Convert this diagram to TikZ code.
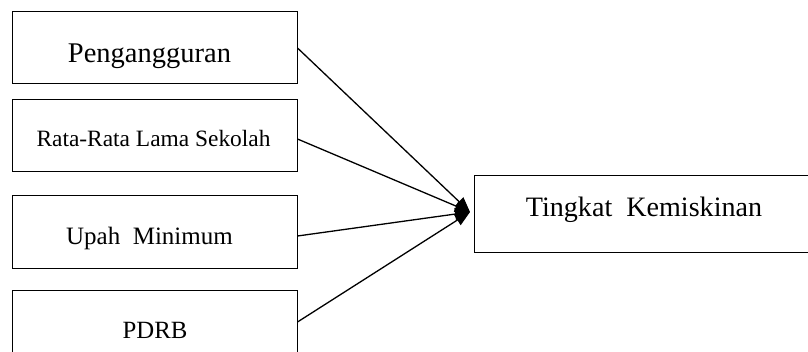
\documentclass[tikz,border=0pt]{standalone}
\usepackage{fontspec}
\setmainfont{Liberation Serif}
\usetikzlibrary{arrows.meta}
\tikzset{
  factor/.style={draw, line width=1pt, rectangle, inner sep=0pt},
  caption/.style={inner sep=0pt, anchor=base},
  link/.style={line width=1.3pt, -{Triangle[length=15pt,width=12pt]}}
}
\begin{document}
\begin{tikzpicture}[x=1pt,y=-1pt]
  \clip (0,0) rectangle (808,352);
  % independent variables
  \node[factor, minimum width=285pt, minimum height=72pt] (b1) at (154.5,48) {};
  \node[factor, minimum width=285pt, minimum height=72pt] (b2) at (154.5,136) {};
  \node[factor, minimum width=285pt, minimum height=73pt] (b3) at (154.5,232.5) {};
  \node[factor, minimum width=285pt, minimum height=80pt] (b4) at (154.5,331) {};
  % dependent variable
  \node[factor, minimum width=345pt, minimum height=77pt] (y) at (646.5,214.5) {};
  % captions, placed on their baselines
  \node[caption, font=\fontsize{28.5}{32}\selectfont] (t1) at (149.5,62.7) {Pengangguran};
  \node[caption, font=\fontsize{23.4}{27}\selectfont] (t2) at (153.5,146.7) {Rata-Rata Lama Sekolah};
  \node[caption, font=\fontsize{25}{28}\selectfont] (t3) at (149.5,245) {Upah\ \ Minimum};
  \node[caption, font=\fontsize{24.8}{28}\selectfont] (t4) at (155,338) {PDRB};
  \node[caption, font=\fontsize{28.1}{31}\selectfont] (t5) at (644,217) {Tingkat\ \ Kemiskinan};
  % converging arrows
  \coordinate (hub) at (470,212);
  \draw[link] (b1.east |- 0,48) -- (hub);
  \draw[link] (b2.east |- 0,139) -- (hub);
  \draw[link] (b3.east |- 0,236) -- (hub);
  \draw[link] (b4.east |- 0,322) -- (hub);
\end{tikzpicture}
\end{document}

* **Problem requirements**
Without the pictures, repeat the listing above exactly.

* **Final answer**
Convert this diagram to TikZ code.
\documentclass[tikz,border=0pt]{standalone}
\usepackage{fontspec}
\setmainfont{Liberation Serif}
\usetikzlibrary{arrows.meta}
\tikzset{
  factor/.style={draw, line width=1pt, rectangle, inner sep=0pt},
  caption/.style={inner sep=0pt, anchor=base},
  link/.style={line width=1.3pt, -{Triangle[length=15pt,width=12pt]}}
}
\begin{document}
\begin{tikzpicture}[x=1pt,y=-1pt]
  \clip (0,0) rectangle (808,352);
  % independent variables
  \node[factor, minimum width=285pt, minimum height=72pt] (b1) at (154.5,48) {};
  \node[factor, minimum width=285pt, minimum height=72pt] (b2) at (154.5,136) {};
  \node[factor, minimum width=285pt, minimum height=73pt] (b3) at (154.5,232.5) {};
  \node[factor, minimum width=285pt, minimum height=80pt] (b4) at (154.5,331) {};
  % dependent variable
  \node[factor, minimum width=345pt, minimum height=77pt] (y) at (646.5,214.5) {};
  % captions, placed on their baselines
  \node[caption, font=\fontsize{28.5}{32}\selectfont] (t1) at (149.5,62.7) {Pengangguran};
  \node[caption, font=\fontsize{23.4}{27}\selectfont] (t2) at (153.5,146.7) {Rata-Rata Lama Sekolah};
  \node[caption, font=\fontsize{25}{28}\selectfont] (t3) at (149.5,245) {Upah\ \ Minimum};
  \node[caption, font=\fontsize{24.8}{28}\selectfont] (t4) at (155,338) {PDRB};
  \node[caption, font=\fontsize{28.1}{31}\selectfont] (t5) at (644,217) {Tingkat\ \ Kemiskinan};
  % converging arrows
  \coordinate (hub) at (470,212);
  \draw[link] (b1.east |- 0,48) -- (hub);
  \draw[link] (b2.east |- 0,139) -- (hub);
  \draw[link] (b3.east |- 0,236) -- (hub);
  \draw[link] (b4.east |- 0,322) -- (hub);
\end{tikzpicture}
\end{document}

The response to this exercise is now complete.